Coastal Conservation Association Washington concurred, and lodged immediate support for the four-year phase-in plan. The sweeping changes would relegate deadly, non-selective commercial gillnets to side channels ("SAFE" areas) where very few wild salmon and steelhead that are listed by the Endangered Species Act are snared. The new plan would also increase SAFE area commercial hatchery production and prioritize selective sport fishing on the main stem Columbia River.

With the promise of both improving conservation and optimizing the greater economic contributions of sport fishing to Washington's economy, you might expect wildlife managers to move decisively on the key priorities of the plan. Regrettably, the progress to date leaves many observers wondering if agency staff remember the spirit of the bold reforms in the first place: Ending decades of controversial main stem gillnetting, improving conservation and amplifying sport fishing, which currently generates $36 million in annual economic value.

Quickly and predictably, the gillnet lobbies in both states filed legal challenges against fishery managers to block these historic and vital reforms. CCA helped block these attacks, but delays have sapped vital momentum and focus.

With typical deference to commercial interests, managers have moved very slowly in laying out a plan for selective seine fisheries to replace non-selective gillnets, missing a first benchmark for a pilot seine fishery in 2013.

Seines, which have been thoroughly tested at great expense to taxpayers, have been proven more beneficial than gillnets because they kill fewer wild salmon, steelhead and sturgeon. Instead, managers moved quickly to use questionable "tanglenets" as a possible selective alternative. Unfortunately, tanglenets are simply small mesh gillnets that inflict similar damage, especially to smaller non-target species such as steelhead, wild sockeye and wild coho.

Managers have either forgotten or misinterpreted other priorities of the plan. For example, they moved quickly to create a SAFE area directly on the main stem in the Cathlamet Channel. A SAFE area is supposed to be an area outside the river's main flow. Multiple studies have shown that wild ESA-listed steelhead and salmon commonly use the Cathlamet Channel to migrate upstream and, as such, it is a poor location for non-selective gillnetting.

Lack of decisive action

Another imperative was to develop programs to reduce the mostly inactive gillnet fleet. Fish and Wildlife landing records show that only about a dozen Washington gillnetters (out of more than 150 who are licensed) land Columbia River fish valued atmore than $20,000 annually.
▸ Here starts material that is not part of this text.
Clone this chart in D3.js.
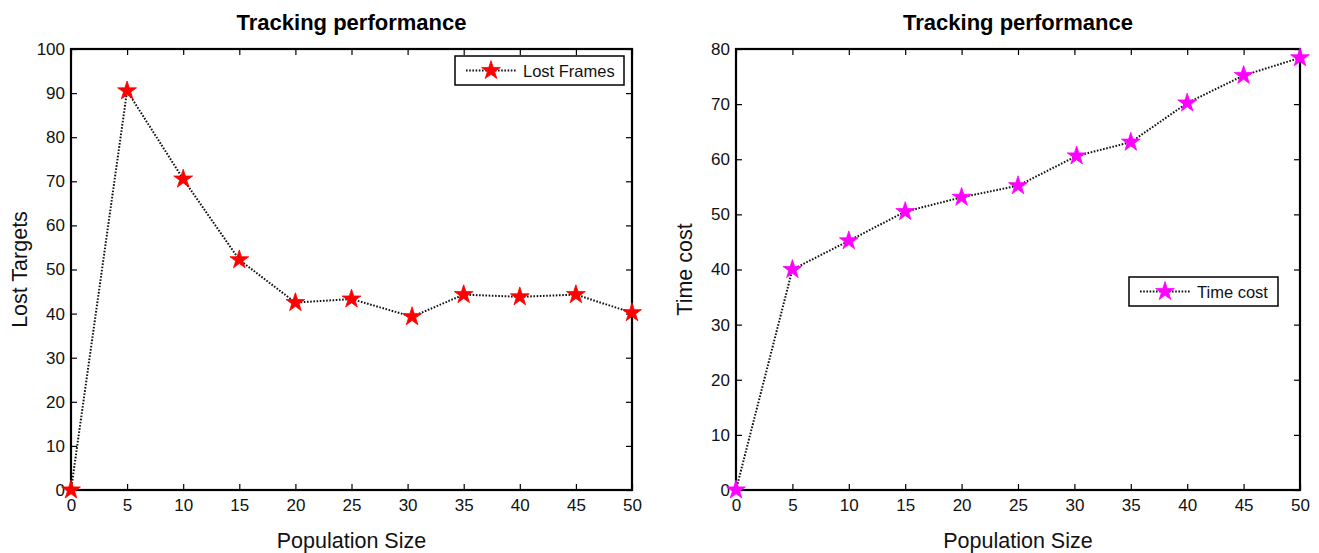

Managers should pursue plans to cancel inactive permits, require landing minimums and use other methods to reduce permits. Even though this was to begin in 2013, we have not seen any effort on this important goal.
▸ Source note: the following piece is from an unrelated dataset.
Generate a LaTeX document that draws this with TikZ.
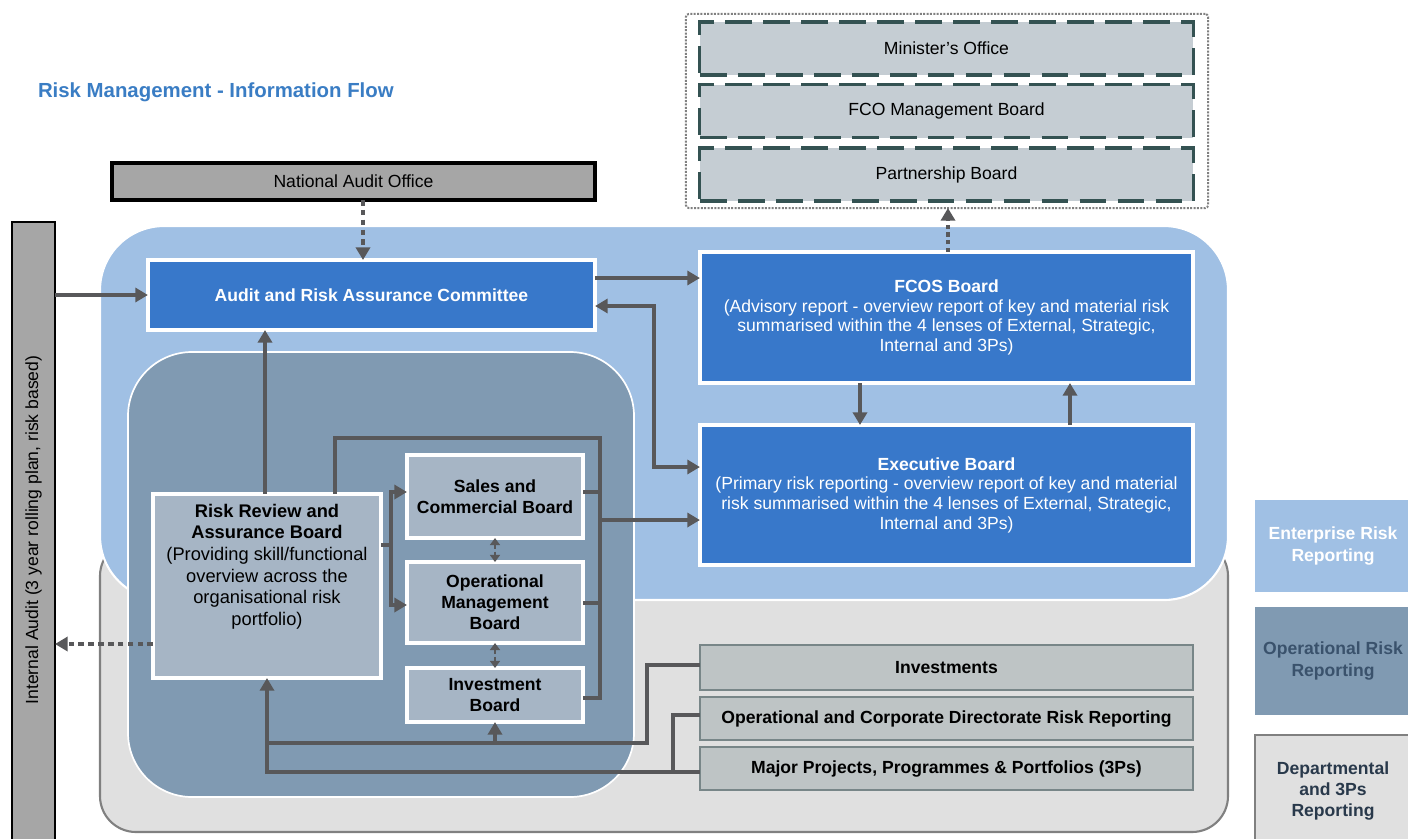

The power of the gillnet lobby to derail these landmark reforms should concern Washingtonians greatly. It is we who fund efforts to recover the wild salmon that are disproportionately killed in non-selective and lethal gillnets. Lack of decisive action and resolve on the part of managers should also concern us. The plan set clear, common-sense priorities for keeping non-selective gillnets out of the mainstem and for optimizing the economic value of fisheries on our Columbia River. The public continues to support these goals. Let's hope our agency managers will act boldly and lead the way on these priorities to earn a more positive report next year.


Nello Picinich is Executive Director of Coastal Conservation Association Washington, which is based in Vancouver and has 15 local chapters across the state, www.ccawashington.org.